The media has recounted a considerable number of dumb actions by a variety of humans. Like the postman in Brooklyn who had a hoarding problem. He kept over 40,000 personal letters that he chose not to deliver, who knows why. No word on whether he even read any of them. And then there’s the UPS worker who stole a diamond worth $160,000 and then traded it for some marijuana—$20 worth. Hello? I just can’t make this stuff up.

Some human activity was not just dumb, it was downright bizarre. The U.S. Coast Guard had to rescue a man who was “running” from Florida to Bermuda in a human hamster wheel (aka an inflatable paddle bubble). He was promoting world peace when he got caught up in the Gulf Stream. To his credit, he did ask the Coast Guard for directions to Bermuda earlier in his journey. (“Turn left at that big swell…”) Eventually exhausted (surprise, surprise), Mr. Hamster sent a message for help.

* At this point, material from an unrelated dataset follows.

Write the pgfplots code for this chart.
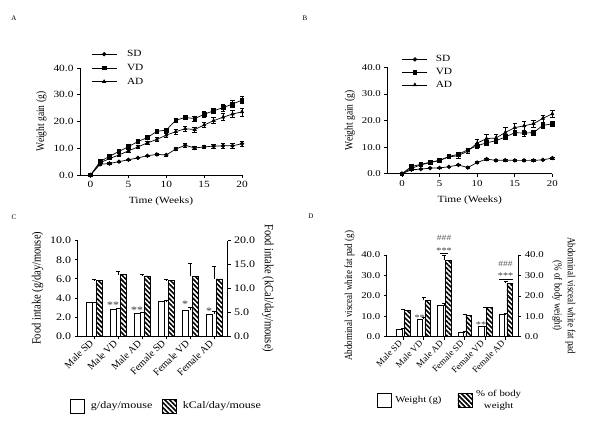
\documentclass[border=0pt]{standalone}
\usepackage{fontspec}
\setmainfont{Liberation Serif}
\usepackage{graphicx}
\usepackage{pgfplots}
\usepackage{pgfplotstable}
\pgfplotsset{compat=1.18}
\usetikzlibrary{patterns.meta}

% the original figure is stretched sideways, so text is too
\newcommand{\sx}[1]{\scalebox{1.2}[1]{#1}}
\newcommand{\sy}[1]{\scalebox{1}[1.2]{#1}}

% weight gain, panel A
\pgfplotstableread{
t sd sde vd vde ad ade
0 0 0 0 0 0 0
1.25 4.0 0.3 5.0 0.4 4.6 0.4
2.5 4.3 0.3 7.0 0.5 6.1 0.4
3.75 5.0 0.3 8.8 0.5 7.5 0.5
5 5.7 0.3 10.6 0.5 9.0 0.5
6.25 6.4 0.3 12.5 0.5 10.5 0.6
7.5 7.2 0.3 14.0 0.6 12.0 0.6
8.75 7.7 0.4 16.3 0.6 13.3 0.7
10 7.5 0.4 16.8 0.7 14.9 0.7
11.25 9.7 0.6 20.5 0.8 16.2 0.8
12.5 11.1 0.8 21.5 0.8 17.3 0.9
13.75 10.1 0.5 21.1 0.9 17.0 0.9
15 10.5 0.6 22.7 1.0 18.7 1.0
16.25 10.8 0.7 24.0 1.1 20.3 1.1
17.5 10.9 0.8 25.2 1.2 21.6 1.3
18.75 10.9 0.8 26.5 1.3 22.8 1.4
20 11.7 0.9 28.0 1.3 23.6 1.5
}\dataA

% weight gain, panel B
\pgfplotstableread{
t sd sde vd vde ad ade
0 0 0 0 0 0 0
1.25 1.5 0.2 2.7 0.4 2.0 0.4
2.5 1.7 0.2 3.5 0.4 3.3 0.5
3.75 2.1 0.2 4.3 0.4 4.2 0.5
5 2.2 0.2 5.0 0.4 5.0 0.5
6.25 2.6 0.2 6.5 0.5 6.3 0.6
7.5 3.3 0.3 7.3 0.6 6.8 1.0
8.75 2.3 0.3 9.0 0.7 8.5 1.0
10 4.2 0.3 10.5 0.9 11.5 1.5
11.25 5.5 0.3 11.6 1.0 13.2 1.6
12.5 5.0 0.3 12.4 1.0 13.4 1.6
13.75 5.1 0.3 13.8 1.0 15.5 1.8
15 5.0 0.3 15.4 1.1 17.3 1.6
16.25 5.0 0.3 15.3 1.2 18.0 1.6
17.5 5.0 0.3 15.4 1.0 18.8 1.3
18.75 5.2 0.3 18.2 1.1 20.8 1.3
20 5.9 0.4 18.7 0.9 22.5 1.3
}\dataB

% food intake, panel C
\pgfplotstableread{
x g ge k ke
0 3.5 0.03 11.6 0.2
1 2.8 0.1 12.9 0.6
2 2.4 0.1 12.6 0.4
3 3.6 0.1 11.6 0.2
4 2.7 0.3 12.5 2.8
5 2.3 0.3 12.0 2.6
}\dataC

% fat pad, panel D
\pgfplotstableread{
x w we p pe
0 3.8 0.3 13.0 0.5
1 8.5 1.0 17.8 1.5
2 15.2 1.0 37.5 2.5
3 2.3 0.2 10.4 0.5
4 4.9 0.3 14.2 0.3
5 10.9 0.4 26.1 0.8
}\dataD

\pgfplotsset{
  gp/.style={
    scale only axis, anchor=south west, clip=false,
    axis x line*=bottom, axis y line*=left,
    axis line style={-, line width=0.7pt},
    tick align=outside, major tick length=3pt,
    every tick/.style={black, line width=0.7pt},
    /pgf/number format/assume math mode=true,
    yticklabel={\sx{\pgfmathprintnumber[fixed,fixed zerofill,precision=1]{\tick}}},
  },
  numx/.style={xticklabel={\sx{\pgfmathprintnumber{\tick}}}},
  ln/.style={black, line width=0.7pt, mark size=1.8pt, mark options={solid},
    error bars/y dir=both, error bars/y explicit,
    error bars/error bar style={line width=0.6pt},
    error bars/error mark options={rotate=90, mark size=2.2pt, line width=0.6pt}},
  whitebar/.style={ybar, draw=black, fill=white, line width=0.6pt,
    error bars/y dir=plus, error bars/y explicit,
    error bars/error bar style={line width=0.6pt},
    error bars/error mark options={rotate=90, mark size=2pt, line width=0.6pt}},
  hatchbar/.style={ybar, draw=black, line width=0.6pt,
    pattern={Lines[angle=-45,distance=3.4pt,line width=1.6pt]},
    error bars/y dir=plus, error bars/y explicit,
    error bars/error bar style={line width=0.6pt},
    error bars/error mark options={rotate=90, mark size=2pt, line width=0.6pt}},
  boxleg/.style={legend image code/.code={\draw[##1] (0pt,-7pt) rectangle (14pt,7pt);}},
  lineleg/.style={legend image code/.code={\draw[##1, mark repeat=2, mark phase=2] plot coordinates {(0pt,0pt) (12.5pt,0pt) (25pt,0pt)};}},
}

\tikzset{
  st/.style={anchor=base, inner sep=0pt, yshift=-5pt, text=black!80, font=\fontsize{10}{10}\selectfont},
}

\begin{document}
\begin{tikzpicture}[x=1pt,y=1pt]
\useasboundingbox (0,0) rectangle (600,437);

\node[font=\fontsize{7}{7}\selectfont] at (14,419) {A};
\node[font=\fontsize{7}{7}\selectfont] at (305,419) {B};
\node[font=\fontsize{7}{7}\selectfont] at (14,220) {C};
\node[font=\fontsize{7}{7}\selectfont] at (311,221) {D};

% ---------- A
\begin{axis}[gp, numx, at={(80pt,262pt)}, width=162pt, height=107pt,
  xmin=-1.4, xmax=20, ymin=0, ymax=40,
  xtick={0,5,10,15,20}, ytick={0,10,20,30,40},
  tick label style={font=\fontsize{9.5}{10}\selectfont},
  label style={font=\fontsize{9.5}{11}\selectfont},
  xlabel={\sx{Time (Weeks)}}, ylabel={\sy{Weight gain (g)}},
  xlabel style={yshift=-2pt},
  lineleg, legend cell align=left,
  legend style={draw=none, fill=none, at={(0.05,1.205)}, anchor=north west,
    font=\fontsize{9.5}{10}\selectfont, row sep=2pt,
    /tikz/every odd column/.append style={column sep=8pt}}]
\addplot[ln, mark=*] table[x=t, y=sd, y error=sde] {\dataA};
\addlegendentry{\sx{SD}}
\addplot[ln, mark=square*] table[x=t, y=vd, y error=vde] {\dataA};
\addlegendentry{\sx{VD}}
\addplot[ln, mark=triangle*] table[x=t, y=ad, y error=ade] {\dataA};
\addlegendentry{\sx{AD}}
\end{axis}

% ---------- B
\begin{axis}[gp, numx, at={(387.3pt,263.3pt)}, width=165pt, height=106.4pt,
  xmin=-1.95, xmax=20, ymin=0, ymax=40,
  xtick={0,5,10,15,20}, ytick={0,10,20,30,40},
  tick label style={font=\fontsize{9}{10}\selectfont},
  label style={font=\fontsize{9.5}{11}\selectfont},
  xlabel={\sx{Time (Weeks)}}, ylabel={\sy{Weight gain (g)}},
  xlabel style={yshift=-3pt},
  lineleg, legend cell align=left,
  legend style={draw=none, fill=none, at={(0.07,1.15)}, anchor=north west,
    font=\fontsize{9.5}{10}\selectfont, row sep=1pt,
    /tikz/every odd column/.append style={column sep=6pt}}]
\addplot[ln, mark=*] table[x=t, y=sd, y error=sde] {\dataB};
\addlegendentry{\sx{SD}}
\addplot[ln, mark=square*] table[x=t, y=vd, y error=vde] {\dataB};
\addlegendentry{\sx{VD}}
\addplot[ln, mark=triangle*] table[x=t, y=ad, y error=ade] {\dataB};
\addlegendentry{\sx{AD}}
\end{axis}

% ---------- C
\begin{axis}[gp, at={(77.7pt,101pt)}, width=150pt, height=95.3pt,
  xmin=-0.68, xmax=5.57, ymin=0, ymax=10, ytick={0,2,4,6,8,10},
  xtick={0,1,2,3,4,5},
  xticklabels={Male SD,Male VD,Male AD,Female SD,Female VD,Female AD},
  tick label style={font=\fontsize{10}{10}\selectfont},
  xticklabel style={rotate=45, anchor=east},
  label style={font=\fontsize{10.5}{11}\selectfont},
  ylabel={\sy{Food intake (g/day/mouse)}}]
\addplot[whitebar, bar width=6pt, bar shift=-5pt] table[x=x, y=g, y error=ge] {\dataC};
\node[st, xshift=-5pt] at (axis cs:1,3.36) {\sx{**}};
\node[st, xshift=-5pt] at (axis cs:2,2.91) {\sx{**}};
\node[st, xshift=-5pt] at (axis cs:4,3.49) {\sx{*}};
\node[st, xshift=-5pt] at (axis cs:5,2.83) {\sx{*}};
\end{axis}
\begin{axis}[gp, at={(77.7pt,101pt)}, width=150pt, height=95.3pt,
  axis x line=none, axis y line*=right,
  xmin=-0.68, xmax=5.57, ymin=0, ymax=20, ytick={0,5,10,15,20}, xtick=\empty,
  tick label style={font=\fontsize{10}{10}\selectfont},
  label style={font=\fontsize{10.5}{11}\selectfont},
  ylabel={\sy{Food intake (kCal/day/mouse)}}, ylabel style={rotate=180},
  legend columns=2, legend cell align=left,
  legend style={draw=none, fill=none, at={(-0.07,-0.735)}, anchor=west,
    font=\fontsize{10}{10}\selectfont,
    /tikz/every odd column/.append style={column sep=4pt},
    /tikz/every even column/.append style={column sep=8pt}}]
\addplot[hatchbar, bar width=6pt, bar shift=5pt, forget plot] table[x=x, y=k, y error=ke] {\dataC};
\addlegendimage{boxleg, draw=black, fill=white, line width=0.6pt}
\addlegendentry{\sx{g/day/mouse}}
\addlegendimage{boxleg, draw=black, line width=0.6pt, pattern={Lines[angle=-45,distance=3.4pt,line width=1.6pt]}}
\addlegendentry{\sx{kCal/day/mouse}}
\end{axis}

% ---------- D
\begin{axis}[gp, at={(386.7pt,100.3pt)}, width=131.6pt, height=81.7pt,
  xmin=-0.8, xmax=5.62, ymin=0, ymax=40, ytick={0,10,20,30,40},
  xtick={0,1,2,3,4,5},
  xticklabels={Male SD,Male VD,Male AD,Female SD,Female VD,Female AD},
  tick label style={font=\fontsize{9}{10}\selectfont},
  xticklabel style={rotate=45, anchor=east},
  label style={font=\fontsize{9}{11}\selectfont},
  ylabel={\sy{Abdominal visceal white fat pad (g)}}]
\addplot[whitebar, bar width=5.5pt, bar shift=-4pt] table[x=x, y=w, y error=we] {\dataD};
\node[st, xshift=-4pt, font=\fontsize{8.5}{9}\selectfont] at (axis cs:1,10.6) {\sx{**}};
\node[st, xshift=-4pt, font=\fontsize{8.5}{9}\selectfont] at (axis cs:4,7.1) {\sx{**}};
\end{axis}
\begin{axis}[gp, at={(386.7pt,100.3pt)}, width=131.6pt, height=81.7pt,
  axis x line=none, axis y line*=right,
  xmin=-0.8, xmax=5.62, ymin=0, ymax=40, ytick={0,10,20,30,40}, xtick=\empty,
  tick label style={font=\fontsize{9}{10}\selectfont},
  label style={font=\fontsize{9}{11}\selectfont},
  ylabel={\sy{\begin{tabular}{@{}c@{}}Abdominal visceal white fat pad\\(\% of body weight)\end{tabular}}},
  ylabel style={rotate=180},
  legend columns=2, legend cell align=left,
  legend style={draw=none, fill=none, at={(-0.1,-0.775)}, anchor=west,
    font=\fontsize{9}{10}\selectfont,
    /tikz/every odd column/.append style={column sep=2pt},
    /tikz/every even column/.append style={column sep=14pt}}]
\addplot[hatchbar, bar width=5.5pt, bar shift=4pt, forget plot] table[x=x, y=p, y error=pe] {\dataD};
\addlegendimage{boxleg, draw=black, fill=white, line width=0.6pt}
\addlegendentry{\sx{Weight (g)}}
\addlegendimage{boxleg, draw=black, line width=0.6pt, pattern={Lines[angle=-45,distance=3.4pt,line width=1.6pt]}}
\addlegendentry{\sx{\shortstack{\% of body\\weight}}}
\draw[line width=0.6pt] ([xshift=-4pt]axis cs:2,40.9) -- ([xshift=4pt]axis cs:2,40.9);
\node[st, font=\fontsize{8.5}{9}\selectfont] at (axis cs:2,43.1) {\sx{***}};
\node[st, yshift=2pt, font=\fontsize{8}{9}\selectfont, text=black!65] at (axis cs:2,48.7) {\sx{\#\#\#}};
\draw[line width=0.6pt] ([xshift=-7pt]axis cs:5,28.3) -- ([xshift=7pt]axis cs:5,28.3);
\node[st, font=\fontsize{8.5}{9}\selectfont] at (axis cs:5,31.1) {\sx{***}};
\node[st, yshift=2pt, font=\fontsize{8}{9}\selectfont, text=black!65] at (axis cs:5,36.0) {\sx{\#\#\#}};
\end{axis}
\end{tikzpicture}
\end{document}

The hamster wheel also inspired the development of a new desk, created by two artists in San Francisco. You stand and pedal while you work. My husband wants one of these; he thinks it will help strengthen his knees. I have no idea if it will work, but if I can watch him going nowhere, I’ll buy one for him. If you’re thinking  “dumb and dumber,” I don’t blame you.

Finally, a tidbit from my mother’s homeland, again via Time. In a move to lower costs, Italy’s Parliament reduced from $172,000 to $125,000 the amount that its in-house hairdressers can get paid. Assumedly those are annual figures. Really? At those rates (even the reduced ones), they should call them estheticians. And along with your haircut and styling, you should get a mani-pedi and a coupon for cappuccino at George Clooney’s villa on Lake Como.

That will do it for this Fall’s potpourri post. Time to start collecting tidbits for Spring.